:: EXERCISE INPUT ::

⟨

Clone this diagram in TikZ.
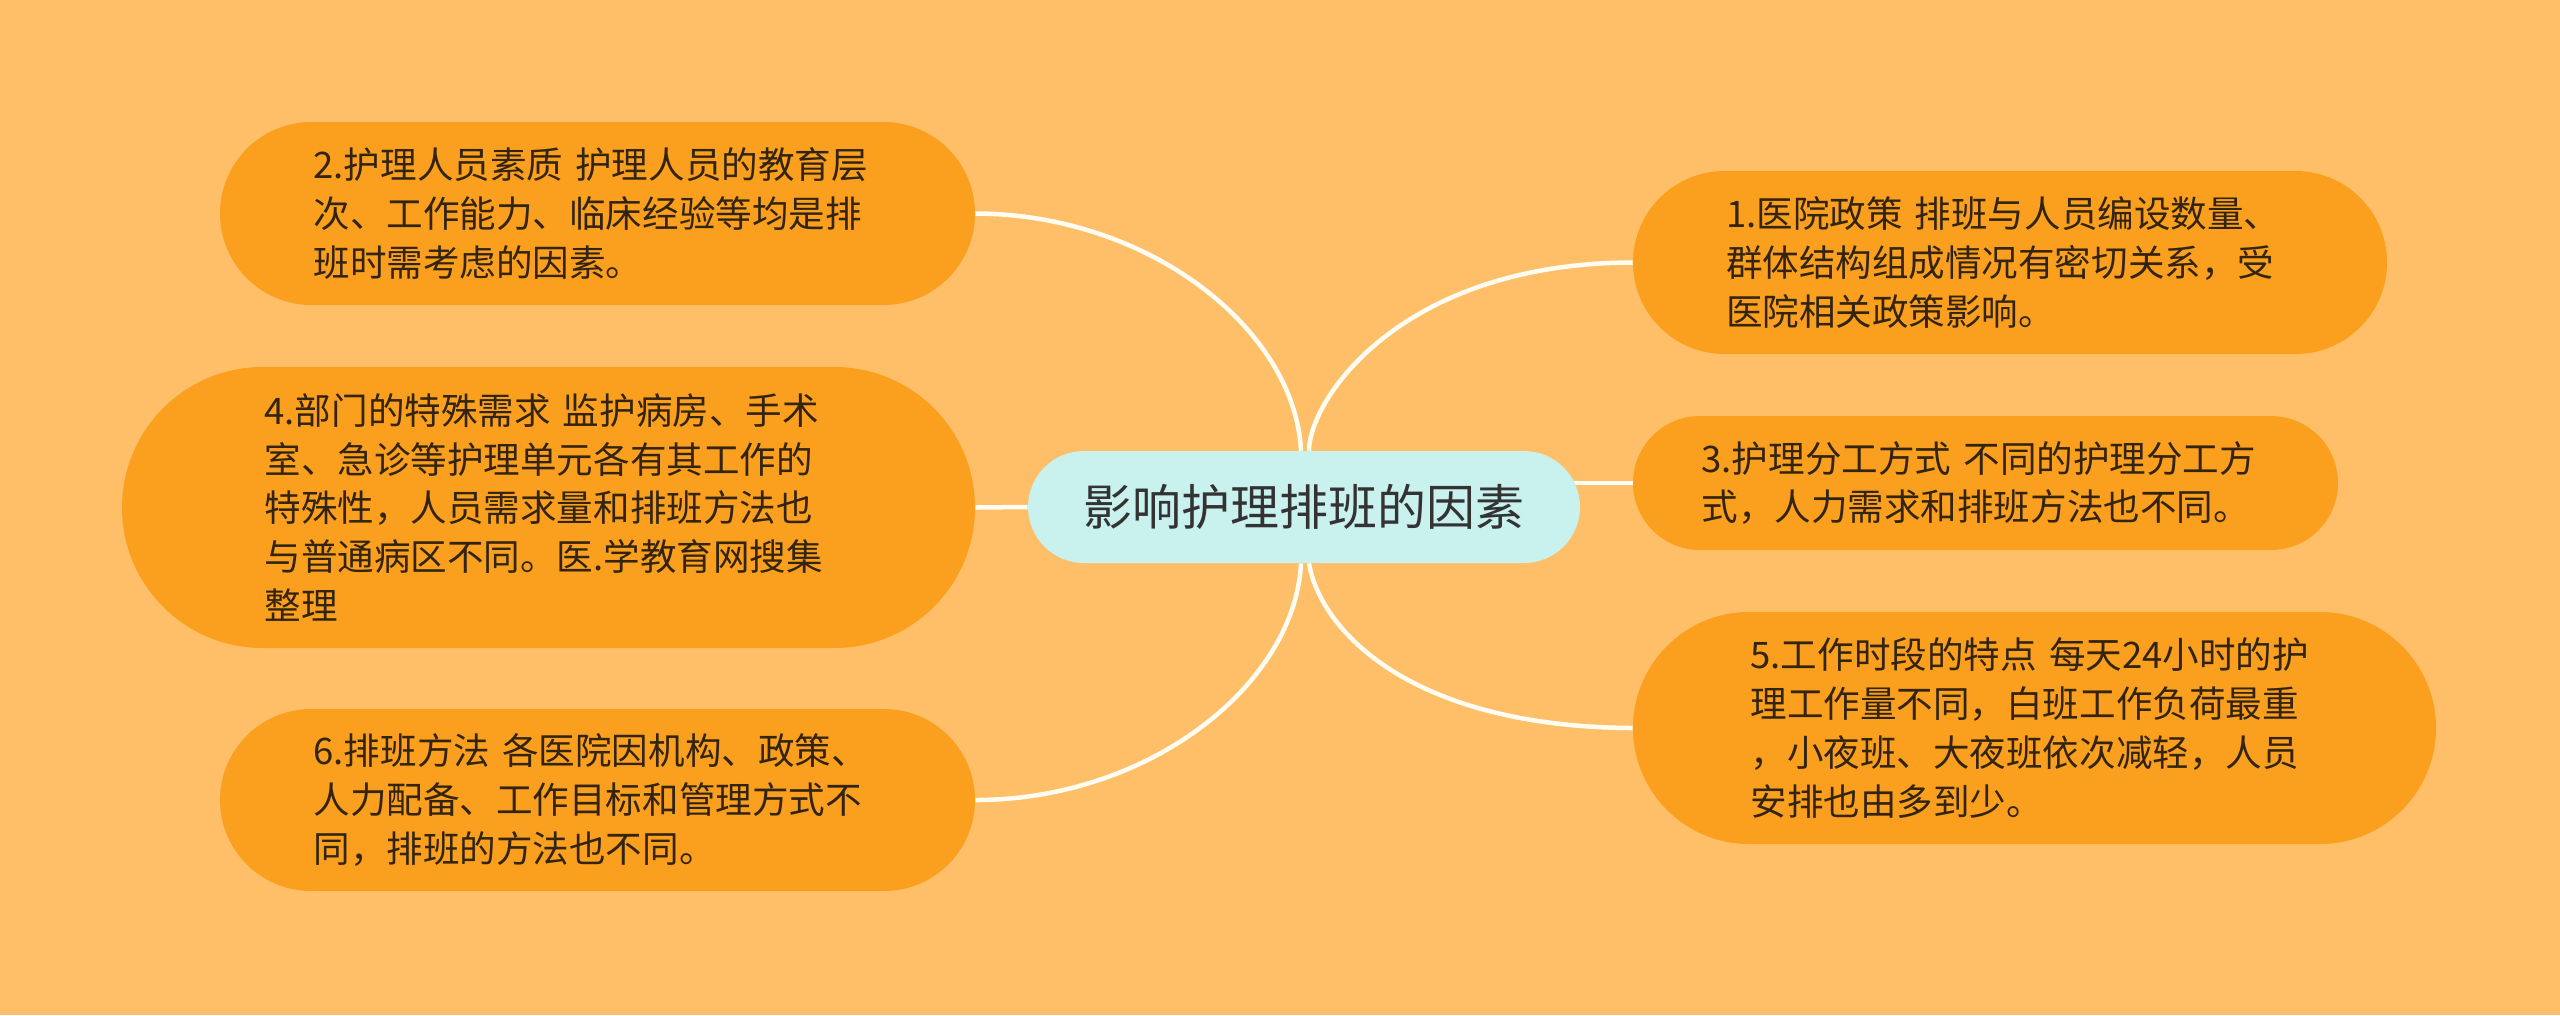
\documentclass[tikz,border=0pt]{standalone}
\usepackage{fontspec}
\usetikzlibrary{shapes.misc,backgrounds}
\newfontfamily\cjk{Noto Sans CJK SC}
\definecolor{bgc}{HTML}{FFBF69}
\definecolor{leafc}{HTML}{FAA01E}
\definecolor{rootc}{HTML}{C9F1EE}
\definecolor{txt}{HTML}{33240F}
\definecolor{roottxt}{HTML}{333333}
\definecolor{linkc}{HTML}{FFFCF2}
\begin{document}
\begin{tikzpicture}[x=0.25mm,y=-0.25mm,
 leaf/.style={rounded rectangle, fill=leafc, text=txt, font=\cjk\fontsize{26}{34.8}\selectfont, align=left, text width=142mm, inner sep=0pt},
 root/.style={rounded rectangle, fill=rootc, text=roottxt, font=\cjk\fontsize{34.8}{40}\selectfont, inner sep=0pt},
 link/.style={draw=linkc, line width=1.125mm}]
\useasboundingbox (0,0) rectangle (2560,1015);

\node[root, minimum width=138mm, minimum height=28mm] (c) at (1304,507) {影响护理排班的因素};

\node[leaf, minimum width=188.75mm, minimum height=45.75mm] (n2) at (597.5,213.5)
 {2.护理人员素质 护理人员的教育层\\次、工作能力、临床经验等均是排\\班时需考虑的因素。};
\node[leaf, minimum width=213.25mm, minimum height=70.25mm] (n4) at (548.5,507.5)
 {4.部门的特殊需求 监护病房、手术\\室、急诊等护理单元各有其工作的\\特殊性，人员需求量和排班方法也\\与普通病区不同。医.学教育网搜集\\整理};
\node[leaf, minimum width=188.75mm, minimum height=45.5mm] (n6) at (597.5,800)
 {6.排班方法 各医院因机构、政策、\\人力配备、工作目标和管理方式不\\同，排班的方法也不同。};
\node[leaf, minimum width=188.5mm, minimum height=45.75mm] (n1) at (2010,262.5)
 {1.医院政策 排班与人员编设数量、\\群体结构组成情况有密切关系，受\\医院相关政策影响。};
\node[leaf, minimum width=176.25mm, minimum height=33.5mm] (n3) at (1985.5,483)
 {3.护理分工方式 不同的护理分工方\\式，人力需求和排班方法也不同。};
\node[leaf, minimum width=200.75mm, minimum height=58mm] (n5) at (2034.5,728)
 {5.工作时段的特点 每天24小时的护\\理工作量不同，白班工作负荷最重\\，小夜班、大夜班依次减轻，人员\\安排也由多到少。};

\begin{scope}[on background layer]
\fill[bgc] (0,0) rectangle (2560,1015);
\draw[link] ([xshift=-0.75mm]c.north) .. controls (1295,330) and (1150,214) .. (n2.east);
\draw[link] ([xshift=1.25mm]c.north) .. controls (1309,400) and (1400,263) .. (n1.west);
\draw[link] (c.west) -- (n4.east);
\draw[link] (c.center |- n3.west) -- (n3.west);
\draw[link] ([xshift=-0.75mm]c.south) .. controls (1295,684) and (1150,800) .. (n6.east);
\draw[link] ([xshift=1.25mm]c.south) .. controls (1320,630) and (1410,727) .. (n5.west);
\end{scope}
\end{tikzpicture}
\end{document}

⟩
⟨

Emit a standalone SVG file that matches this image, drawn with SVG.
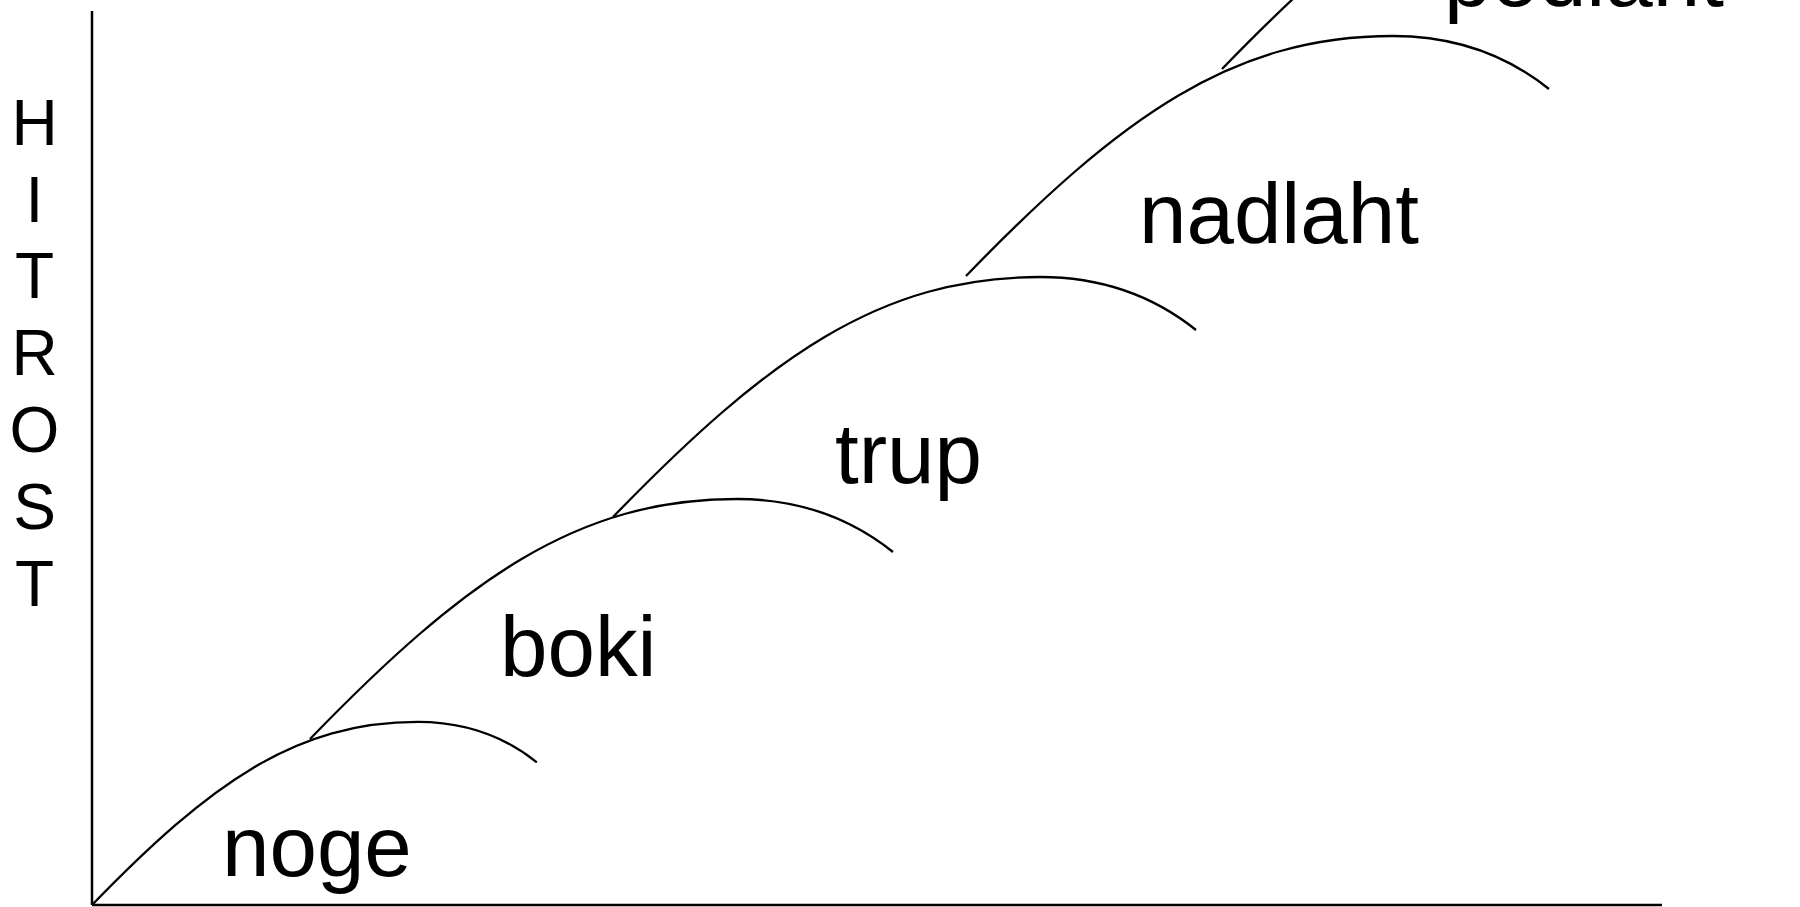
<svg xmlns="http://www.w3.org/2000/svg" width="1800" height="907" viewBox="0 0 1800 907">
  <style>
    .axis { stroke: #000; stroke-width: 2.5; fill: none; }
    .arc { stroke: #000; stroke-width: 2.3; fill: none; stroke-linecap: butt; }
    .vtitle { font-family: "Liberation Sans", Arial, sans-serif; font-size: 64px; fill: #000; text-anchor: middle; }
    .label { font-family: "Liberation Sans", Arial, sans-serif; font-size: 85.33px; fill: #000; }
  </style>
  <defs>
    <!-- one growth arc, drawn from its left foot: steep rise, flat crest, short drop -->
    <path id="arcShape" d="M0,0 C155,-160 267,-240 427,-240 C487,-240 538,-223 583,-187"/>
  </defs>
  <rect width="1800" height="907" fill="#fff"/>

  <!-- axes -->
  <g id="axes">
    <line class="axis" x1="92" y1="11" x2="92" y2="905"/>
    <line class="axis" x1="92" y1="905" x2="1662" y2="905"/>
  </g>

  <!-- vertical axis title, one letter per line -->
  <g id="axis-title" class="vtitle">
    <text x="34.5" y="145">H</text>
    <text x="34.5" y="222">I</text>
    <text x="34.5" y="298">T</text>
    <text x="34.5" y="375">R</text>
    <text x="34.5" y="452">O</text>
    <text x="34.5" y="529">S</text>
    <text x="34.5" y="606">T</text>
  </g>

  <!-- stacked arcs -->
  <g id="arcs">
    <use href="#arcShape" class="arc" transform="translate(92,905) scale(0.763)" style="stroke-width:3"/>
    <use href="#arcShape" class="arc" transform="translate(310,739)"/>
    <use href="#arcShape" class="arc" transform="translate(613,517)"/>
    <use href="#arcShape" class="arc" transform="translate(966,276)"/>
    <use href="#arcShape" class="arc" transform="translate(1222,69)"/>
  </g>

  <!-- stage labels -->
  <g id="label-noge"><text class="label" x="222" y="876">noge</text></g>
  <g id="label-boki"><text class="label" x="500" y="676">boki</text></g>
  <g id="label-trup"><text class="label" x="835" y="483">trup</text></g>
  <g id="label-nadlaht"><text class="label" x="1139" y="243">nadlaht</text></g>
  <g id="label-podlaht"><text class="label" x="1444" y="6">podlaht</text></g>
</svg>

⟩
⟨

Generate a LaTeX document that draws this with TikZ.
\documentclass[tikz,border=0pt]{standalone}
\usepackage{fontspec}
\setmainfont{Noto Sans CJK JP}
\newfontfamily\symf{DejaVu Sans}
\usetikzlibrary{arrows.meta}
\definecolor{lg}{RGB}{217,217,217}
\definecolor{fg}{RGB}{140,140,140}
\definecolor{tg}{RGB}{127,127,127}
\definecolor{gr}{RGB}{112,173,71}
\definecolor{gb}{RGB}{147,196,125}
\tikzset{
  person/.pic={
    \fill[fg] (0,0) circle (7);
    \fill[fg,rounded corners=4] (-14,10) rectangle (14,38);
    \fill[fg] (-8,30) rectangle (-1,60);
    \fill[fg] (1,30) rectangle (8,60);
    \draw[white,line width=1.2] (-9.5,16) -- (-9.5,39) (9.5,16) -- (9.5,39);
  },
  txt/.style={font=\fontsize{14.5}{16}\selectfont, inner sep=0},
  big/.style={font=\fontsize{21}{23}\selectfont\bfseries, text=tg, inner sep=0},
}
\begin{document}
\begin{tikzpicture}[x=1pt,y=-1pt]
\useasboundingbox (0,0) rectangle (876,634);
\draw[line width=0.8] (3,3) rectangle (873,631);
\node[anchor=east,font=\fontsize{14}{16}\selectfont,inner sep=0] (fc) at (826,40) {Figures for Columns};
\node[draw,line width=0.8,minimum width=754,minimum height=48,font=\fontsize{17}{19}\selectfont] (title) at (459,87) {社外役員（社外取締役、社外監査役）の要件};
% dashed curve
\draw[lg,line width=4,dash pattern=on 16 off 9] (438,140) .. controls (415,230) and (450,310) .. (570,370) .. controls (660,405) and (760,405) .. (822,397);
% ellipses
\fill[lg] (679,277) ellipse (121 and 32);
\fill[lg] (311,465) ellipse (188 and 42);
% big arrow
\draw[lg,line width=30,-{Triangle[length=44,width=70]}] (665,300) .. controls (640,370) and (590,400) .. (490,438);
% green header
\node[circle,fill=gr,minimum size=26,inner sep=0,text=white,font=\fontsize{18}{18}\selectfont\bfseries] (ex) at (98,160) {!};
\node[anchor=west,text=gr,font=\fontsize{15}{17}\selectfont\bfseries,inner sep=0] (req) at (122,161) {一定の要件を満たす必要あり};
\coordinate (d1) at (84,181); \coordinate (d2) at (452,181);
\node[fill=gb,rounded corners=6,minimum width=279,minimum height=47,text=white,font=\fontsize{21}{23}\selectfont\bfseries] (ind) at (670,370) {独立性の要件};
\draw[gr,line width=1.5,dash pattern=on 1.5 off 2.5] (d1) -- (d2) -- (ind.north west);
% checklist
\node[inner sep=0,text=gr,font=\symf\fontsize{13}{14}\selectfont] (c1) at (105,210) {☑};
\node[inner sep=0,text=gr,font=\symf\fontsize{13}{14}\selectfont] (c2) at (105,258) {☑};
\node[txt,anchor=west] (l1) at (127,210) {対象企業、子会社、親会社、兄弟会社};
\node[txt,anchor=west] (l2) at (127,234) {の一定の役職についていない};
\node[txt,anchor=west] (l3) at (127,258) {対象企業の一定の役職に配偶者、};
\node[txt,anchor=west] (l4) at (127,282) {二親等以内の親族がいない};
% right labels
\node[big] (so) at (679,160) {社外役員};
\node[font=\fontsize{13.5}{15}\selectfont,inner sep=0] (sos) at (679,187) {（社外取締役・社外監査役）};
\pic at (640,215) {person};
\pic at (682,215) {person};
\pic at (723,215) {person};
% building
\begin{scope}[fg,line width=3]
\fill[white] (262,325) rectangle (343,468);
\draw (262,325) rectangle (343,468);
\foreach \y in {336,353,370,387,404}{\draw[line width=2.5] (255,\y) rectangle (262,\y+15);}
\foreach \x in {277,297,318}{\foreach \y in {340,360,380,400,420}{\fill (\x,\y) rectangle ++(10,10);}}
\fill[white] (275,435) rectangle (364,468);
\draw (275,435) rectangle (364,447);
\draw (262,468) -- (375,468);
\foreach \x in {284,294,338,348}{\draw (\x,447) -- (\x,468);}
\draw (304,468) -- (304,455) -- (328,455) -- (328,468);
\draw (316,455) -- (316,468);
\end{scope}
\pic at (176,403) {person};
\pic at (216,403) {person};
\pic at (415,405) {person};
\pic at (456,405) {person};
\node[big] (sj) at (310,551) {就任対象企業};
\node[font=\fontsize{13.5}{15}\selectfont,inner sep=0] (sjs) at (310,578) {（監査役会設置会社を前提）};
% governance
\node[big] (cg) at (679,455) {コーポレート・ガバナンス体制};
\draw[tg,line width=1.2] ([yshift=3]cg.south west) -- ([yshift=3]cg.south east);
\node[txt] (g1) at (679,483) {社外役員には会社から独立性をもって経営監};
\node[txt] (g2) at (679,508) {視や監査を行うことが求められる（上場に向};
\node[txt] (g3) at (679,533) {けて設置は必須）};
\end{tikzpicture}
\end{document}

⟩

:: GIVEN INSTRUCTION ::
From the listing above, collect each line in which the string "that" appears.

:: WORKED SOLUTION ::
Emit a standalone SVG file that matches this image, drawn with SVG.
Generate a LaTeX document that draws this with TikZ.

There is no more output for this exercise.